Drawn on the same platform
The 33 Stradale and the Carabo could not be much more different. One is all nerves and sinews, the other, all straight lines and angles. The shared technical basis of these two cars is the synthesis of 50 years of racing experience at Alfa Romeo. Ingenious and rigorous planning, expertise and courage in the selection of materials, a style that marries technological innovation and creativity.
The desire to compete
In 1964, Giuseppe Luraghi felt it was time for an official return to the tracks, marking the beginning of the 33 Project. Luraghi asked his team for a car that could compete in the “classes of the moment” for public success and media attention. Two years later, the first 33 to race immediately began collecting victories on the most prestigious circuits, including in the 1975 and 1977 World Championship for Makes.

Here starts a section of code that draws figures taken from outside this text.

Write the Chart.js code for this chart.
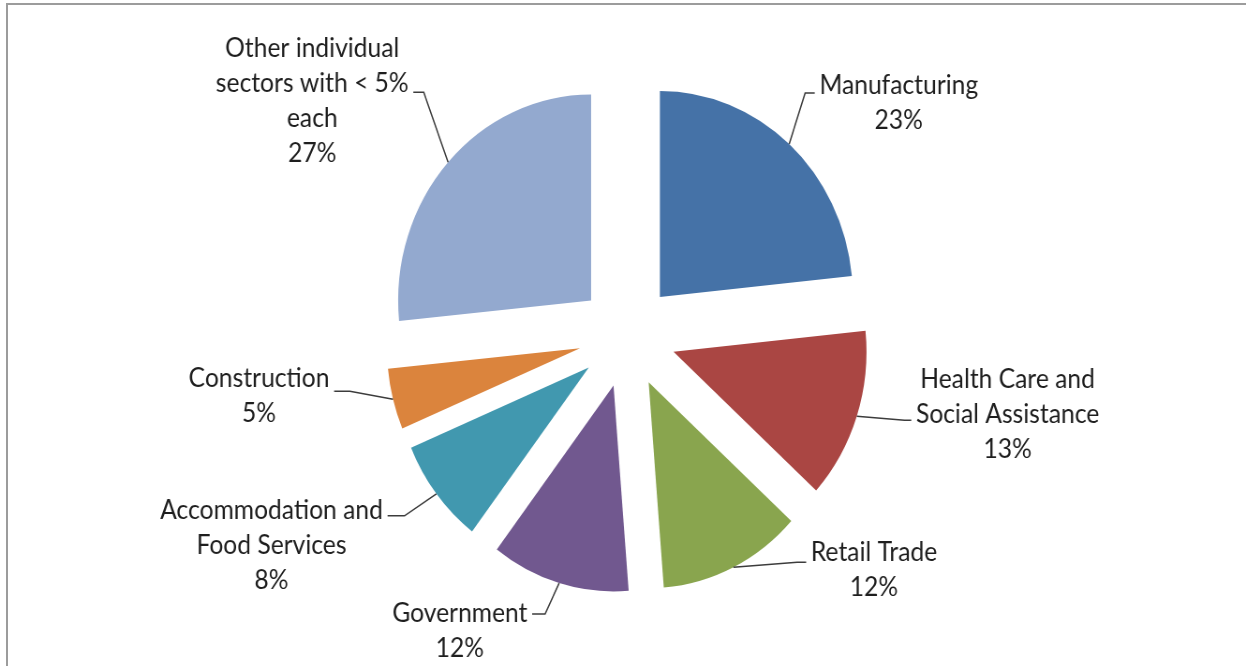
<!DOCTYPE html>
<html lang="en">
<head>
    <meta charset="UTF-8">
    <title>Employment by Sector</title>
    <script src="https://cdn.jsdelivr.net/npm/chart.js@4"></script>
    <style>
        html, body { margin: 0; padding: 0; background: #fff; overflow: hidden; }
        #frame {
            position: absolute; left: 6px; top: 3px; width: 1400px; height: 700px;
            border-top: 2px solid #9c9c9c; border-left: 2px solid #9c9c9c;
        }
        /* chart is laid out wider than the window and squeezed back horizontally */
        #wrap {
            position: absolute; left: 0; top: 0; width: 1330px; height: 666px;
            transform-origin: 0 0; transform: scaleX(0.93684);
        }
    </style>
</head>
<body>
    <div id="frame"></div>
    <div id="wrap"><canvas id="sectorChart" width="1330" height="666"></canvas></div>

    <script>
        const categories = [
            ['Manufacturing'],
            ['Health Care and', 'Social Assistance'],
            ['Retail Trade'],
            ['Government'],
            ['Accommodation and', 'Food Services'],
            ['Construction'],
            ['Other individual', 'sectors with < 5%', 'each']
        ];
        const shares = [23.4, 13.4, 12.0, 11.6, 8.3, 4.8, 26.6];
        const sliceColors = ['#4572A7', '#AA4643', '#89A54E', '#71588F', '#4198AF', '#DB843D', '#93A9CF'];

        const EXPLODE = 52;        // px each slice is pulled out from the centre
        const LINE_HEIGHT = 35;
        const LABEL_FONT = '26.3px Lato';

        // label block centre (dx, dy) and leader knee (kx, ky), relative to each slice's outer midpoint
        const labelLayout = [
            { dx: 117,  dy: -41, kx: 17,  ky: -51 },
            { dx: 161,  dy: -2,  kx: 51,  ky: 4 },
            { dx: 150,  dy: 3,   kx: 68,  ky: -5 },
            { dx: -106, dy: 48,  kx: -15, ky: 31 },
            { dx: -176, dy: 52,  kx: -34, ky: 22 },
            { dx: -143, dy: -3,  kx: -46, ky: -8 },
            { dx: -145, dy: -61, kx: -26, ky: -70 }
        ];

        const total = shares.reduce((a, b) => a + b, 0);

        // draws every slice shifted outward along its own bisector
        const explodedSlices = {
            id: 'explodedSlices',
            beforeDatasetDraw(chart, args) {
                const ctx = chart.ctx;
                args.meta.data.forEach(arc => {
                    const mid = (arc.startAngle + arc.endAngle) / 2;
                    ctx.save();
                    ctx.translate(Math.cos(mid) * EXPLODE, Math.sin(mid) * EXPLODE);
                    arc.draw(ctx, chart.chartArea);
                    ctx.restore();
                });
                return false;
            }
        };

        // name + percentage labels with leader lines
        const sliceLabels = {
            id: 'sliceLabels',
            afterDatasetsDraw(chart) {
                const ctx = chart.ctx;
                const meta = chart.getDatasetMeta(0);
                ctx.save();
                ctx.font = LABEL_FONT;
                ctx.textAlign = 'center';
                ctx.textBaseline = 'middle';
                meta.data.forEach((arc, i) => {
                    const mid = (arc.startAngle + arc.endAngle) / 2;
                    const reach = arc.outerRadius + EXPLODE;
                    const px = arc.x + Math.cos(mid) * reach;
                    const py = arc.y + Math.sin(mid) * reach;
                    const lay = labelLayout[i];
                    const lines = categories[i].concat([Math.round(shares[i] / total * 100) + '%']);
                    const cx = px + lay.dx;
                    const cy = py + lay.dy;
                    const blockW = Math.max(...lines.map(t => ctx.measureText(t).width));
                    const kneeX = px + lay.kx;
                    const kneeY = py + lay.ky;
                    const attachX = lay.dx > 0 ? cx - blockW / 2 - 5 : cx + blockW / 2 + 5;

                    ctx.strokeStyle = '#3c3c3c';
                    ctx.lineWidth = 1.5;
                    ctx.beginPath();
                    ctx.moveTo(px, py);
                    ctx.lineTo(kneeX, kneeY);
                    ctx.lineTo(attachX, kneeY);
                    ctx.stroke();

                    ctx.fillStyle = '#1e1e1e';
                    lines.forEach((t, j) => {
                        ctx.fillText(t, cx, cy + (j - (lines.length - 1) / 2) * LINE_HEIGHT);
                    });
                });
                ctx.restore();
            }
        };

        new Chart(document.getElementById('sectorChart'), {
            type: 'pie',
            data: {
                labels: categories,
                datasets: [{
                    data: shares,
                    backgroundColor: sliceColors,
                    borderWidth: 0,
                    hoverOffset: 0
                }]
            },
            options: {
                responsive: false,
                animation: false,
                radius: 206,
                layout: { padding: { left: 9, right: 0, top: 5, bottom: 0 } },
                plugins: {
                    legend: { display: false },
                    tooltip: { enabled: false }
                }
            },
            plugins: [explodedSlices, sliceLabels]
        });
    </script>
</body>
</html>
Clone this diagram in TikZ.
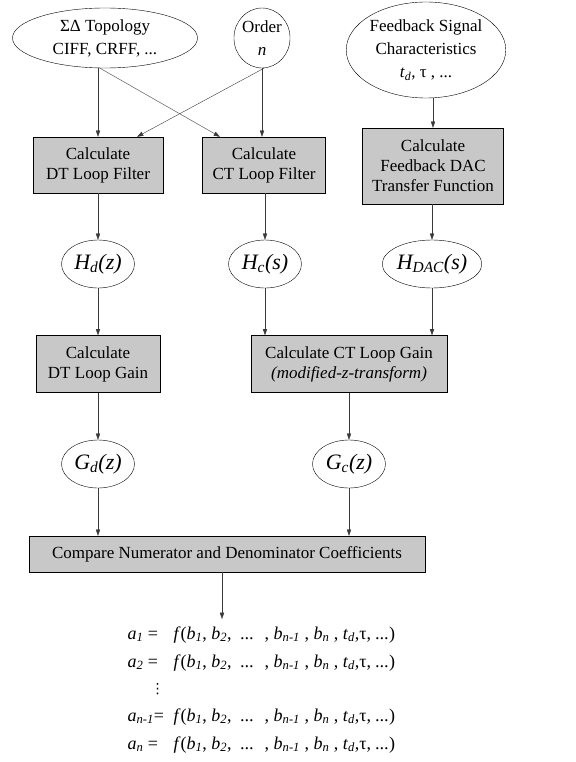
\documentclass[tikz,border=0pt]{standalone}
\usepackage{fontspec}
\setmainfont{Liberation Serif}
\newfontfamily\symfont{DejaVu Sans}
\usetikzlibrary{arrows.meta,positioning,shapes.geometric}
\definecolor{boxgray}{HTML}{C8C8C8}
\definecolor{linegray}{HTML}{3A3A3A}
\newcommand{\isub}[1]{\textsubscript{\textit{#1}}}
\newcommand{\coefrhs}{\textit{f}(\textit{b}\isub{1}, \textit{b}\isub{2}, \ \textit{...} \ , \textit{b}\isub{n-1} , \textit{b}\isub{n} , \textit{t}\isub{d},τ, \textit{...})}

\begin{document}
\begin{tikzpicture}[
  x=1pt,y=-1pt,
  every node/.style={font=\fontsize{17}{20}\selectfont,align=center},
  proc/.style={draw,fill=boxgray,inner sep=0pt},
  param/.style={draw,ellipse,fill=white,inner sep=0pt,font=\fontsize{17}{23}\selectfont},
  fn/.style={font=\fontsize{22}{26}\selectfont\itshape},
  arr/.style={-{Triangle[length=2.2mm,width=1.5mm]},color=linegray}
]
\useasboundingbox[fill=white] (0,0) rectangle (575,762);
% inputs
\node[param,minimum width=185pt,minimum height=60pt] (topo) at (105,38) {ΣΔ Topology\\CIFF, CRFF, ...};
\node[param,minimum width=53pt,minimum height=60pt] (order) at (262,38) {Order\\\textit{n}};
\node[param,minimum width=155pt,minimum height=96pt] (fbsig) at (426,50) {Feedback Signal\\Characteristics\\\textit{t}\isub{d}, τ , ...};
% loop filters
\node[proc,minimum width=130pt,minimum height=56pt] (dtfilt) at (98,165) {Calculate\\DT Loop Filter};
\node[proc,minimum width=123pt,minimum height=56pt] (ctfilt) at (264,165) {Calculate\\CT Loop Filter};
\node[proc,minimum width=141pt,minimum height=76pt] (dacfn) at (433,166) {Calculate\\Feedback DAC\\Transfer Function};
\node[param,fn,minimum width=73pt,minimum height=48pt] (hd) at (98,264) {H\isub{d}(z)};
\node[param,fn,minimum width=73pt,minimum height=48pt] (hc) at (265,264) {H\isub{c}(s)};
\node[param,fn,minimum width=73pt,minimum height=48pt] (hdac) at (432,264) {H\isub{DAC}(s)};
% loop gains
\node[proc,minimum width=124pt,minimum height=57pt] (dtgain) at (98,364) {Calculate\\DT Loop Gain};
\node[proc,minimum width=196pt,minimum height=57pt] (ctgain) at (349,364) {Calculate CT Loop Gain\\\textit{(modified-z-transform)}};
\node[param,fn,minimum width=73pt,minimum height=48pt] (gd) at (98,464) {G\isub{d}(z)};
\node[param,fn,minimum width=73pt,minimum height=48pt] (gc) at (349,464) {G\isub{c}(z)};
\node[proc,minimum width=396pt,minimum height=36pt] (cmp) at (227,554) {Compare Numerator and Denominator Coefficients};
% result
\coordinate (eqtop) at (222,619);
\node[anchor=north west,font=\fontsize{18}{28}\selectfont,align=left] (coefs) at (124,616) {%
  \begin{tabular}{@{}l@{\ \ }l@{}}
  \textit{a}\isub{1} = & \coefrhs\\
  \textit{a}\isub{2} = & \coefrhs\\[-2pt]
  \hspace{23pt}{\symfont\fontsize{14}{28}\selectfont ⋮} & \\
  \textit{a}\isub{n-1}= & \coefrhs\\
  \textit{a}\isub{n} = & \coefrhs
  \end{tabular}};
\draw[arr] (topo.south -| dtfilt.north) -- (dtfilt.north);
\draw[arr] ([xshift=-5pt]topo.south) -- ([xshift=-44pt]ctfilt.north);
\draw[arr] (order.south) -- (order.south |- ctfilt.north);
\draw[arr] ([xshift=2pt]order.south) -- ([xshift=39pt]dtfilt.north);
\draw[arr] (fbsig.south -| dacfn.north) -- (dacfn.north);
\draw[arr] (dtfilt) -- (hd);
\draw[arr] (ctfilt.south -| hc) -- (hc);
\draw[arr] (dacfn.south -| hdac) -- (hdac);
\draw[arr] (hd) -- (dtgain);
\draw[arr] (hc) -- (hc |- ctgain.north);
\draw[arr] (hdac) -- (hdac |- ctgain.north);
\draw[arr] (dtgain) -- (gd);
\draw[arr] (ctgain) -- (gc);
\draw[arr] (gd) -- (gd |- cmp.north);
\draw[arr] (gc) -- (gc |- cmp.north);
\draw[arr] (cmp.south -| eqtop) -- (eqtop);
\end{tikzpicture}
\end{document}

33 Stradale, from the track to the road
When Alfa Romeo decided to produce the 33 in very small numbers for private individuals, it needed a new look to bring its sporty character to the roads. Scaglione put all his technical expertise and creative daring into the design of the 33 Stradale, resulting in a masterpiece where innovation in style blends with the quest for aerodynamics and functionality. The car was unveiled at the 1967 Italian Grand Prix in Monza. It was the most expensive sports car on the market at the time and only 12 models were produced with Scaglione bodywork.
Carabo, the car-spaceship
The quest for style has taken Alfa Romeo in other directions too. A “dream car” was presented at the 1968 Paris Motor Show, representing the evolution of this radical idea: the Carabo, designed by Marcello Gandini.
This car was based on the same mechanics of the 33 Stradale. The height was the same, but the rounded lines had disappeared completely. Everything in the Carabo is clear-cut, from the wedge design to its “scissor” doors. The name Carabo was inspired by the Carabus auratus, a brightly metallic-colored beetle. The same hues are used for the car's body: luminescent green with orange details. From then on, Alfa Romeo began to pay particular attention to the extravagant colors and special paintwork techniques, to highlight the brand’s uniqueness even more.
In 1967 Alfa Romeo was asked to create a technological symbol for the Canadian Expo – a model to represent “the highest aspiration of modern man in terms of cars”. Gandini was tasked to design the bodywork and interiors. The result was the Alfa Romeo Montreal. The model impressed with its extraordinary range of colors, both pastel and metallic: from green to silver and from orange from gold. Chromatic exploration is an Alfa Romeo tradition, to be revisited in the upcoming episodes of the Stories.